SYNC (pin 14) is a TTL/CMOS-compatible output that can be used to synchronize external circuits. The SYNC output is a square wave whose rising edge coincides with the output rising sine or triangle wave as it crosses through 0V. When the square wave is selected, the rising edge of SYNC occurs in the middle of the positive half of the output square wave, effectively 90 degrees ahead of the output. The SYNC duty cycle is fixed at 50% and is independent of the DAdj control. Because SYNC is a very high-speed TTL output, the high-speed transient currents in DGND (pin 15) and DV+ (pin 16) can radiate energy into the output circuit, causing a narrow spike in the output waveform. (This spike is difficult to see with oscilloscopes having less than 100MHz bandwidth). The inductance and capacitance of IC sockets tend to amplify this effect, so sockets are not recommended when SYNC is on. SYNC is powered from separate ground and supply pins (DGND and DV+), and it can be turned off by making DV+ open circuit with SW3. If synchronization of external circuits is not used, turning off SYNC by DV+ opening eliminates the spike.
The MAX038 contains a TTL/CMOS phase detector that can be used in a phase-locked loop (PLL) to synchronize its output to an external signal - which is not used in my design. Because that internal phase detector is not used, PDI and PDO are connected to GND.

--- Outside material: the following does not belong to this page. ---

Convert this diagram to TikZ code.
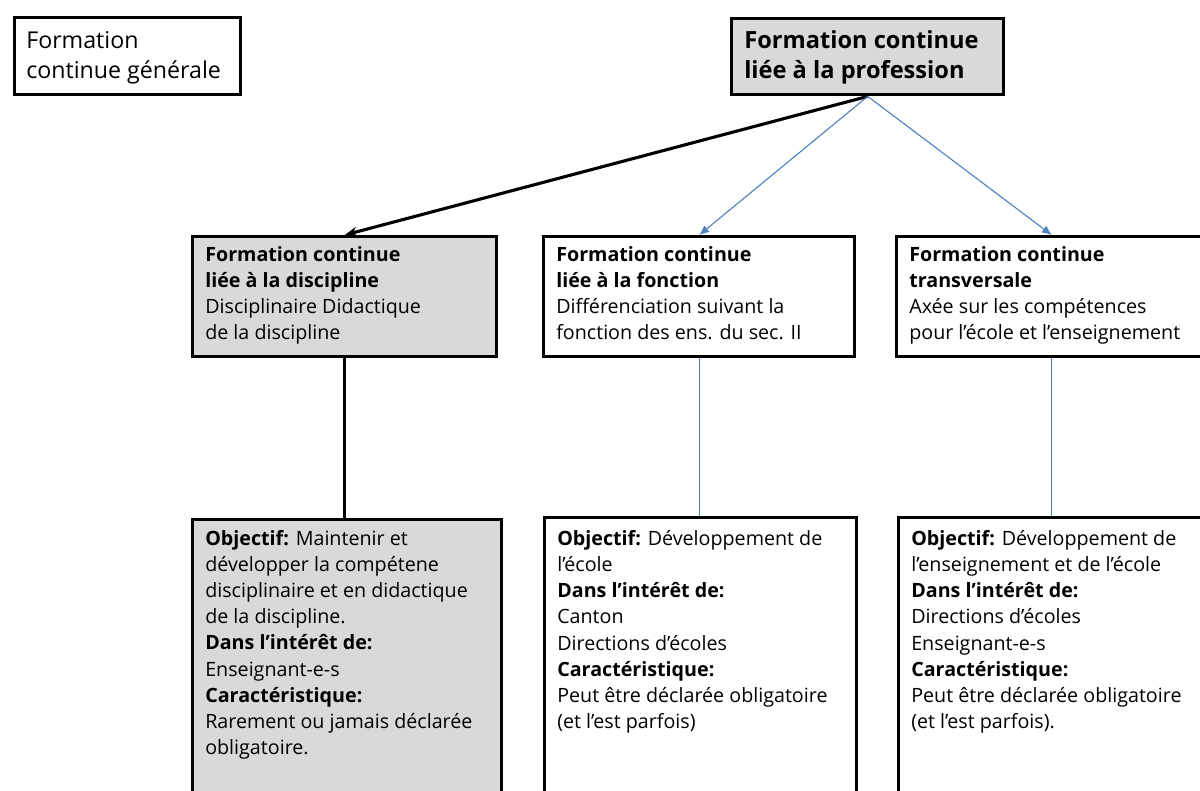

To eliminate any distortions regarding the load, I use an opamp as output buffer - AD847, a video buffer circuit.
Figure 3 Solder side of pcb
Figure 4 Cooper or component side of pcb
Realizing the full performance of the MAX038 requires careful attention to power-supply bypassing and board layout. I use a low-impedance ground plane, and all five GND pins are directly connected to it. V+ and V- are directly bypassed to the ground plane with 22nF NPO/C0G-type ceramic capacitors in parallel with 47uF ultra-low impedance electrolytic capacitors. To keep capacitor leads short (especially with the 22nF ceramics) to minimize series inductance, they are connected to MAX038's pins directly on the ground-plane. Because SYNC can be used (switched on/off via SW3), DV+ is connected to V+, DGND must be connected to the ground plane, and one 22nF and a 1uF tantalum capacitor are connected between DV+ and DGND (pins 16 and 15). It is not necessary to use a separate supply or run separate traces to DV+.
Figure 5 A look inside
The power supply circuit comprising 78L05 and 79L05 is a standard +/- 5V regulated supply fed by a full wave rectified AC input.
Figure 6 The final function generator
Conclusion: the MAX038 integrated circuit is the most performant one-circuit function generator, which manufacturing was unfortunately stopped - for that reason the acquisition is difficult. Sincerely I cannot understand the reason why was stopped, or why other manufacturers did not develop a similar integrated circuit.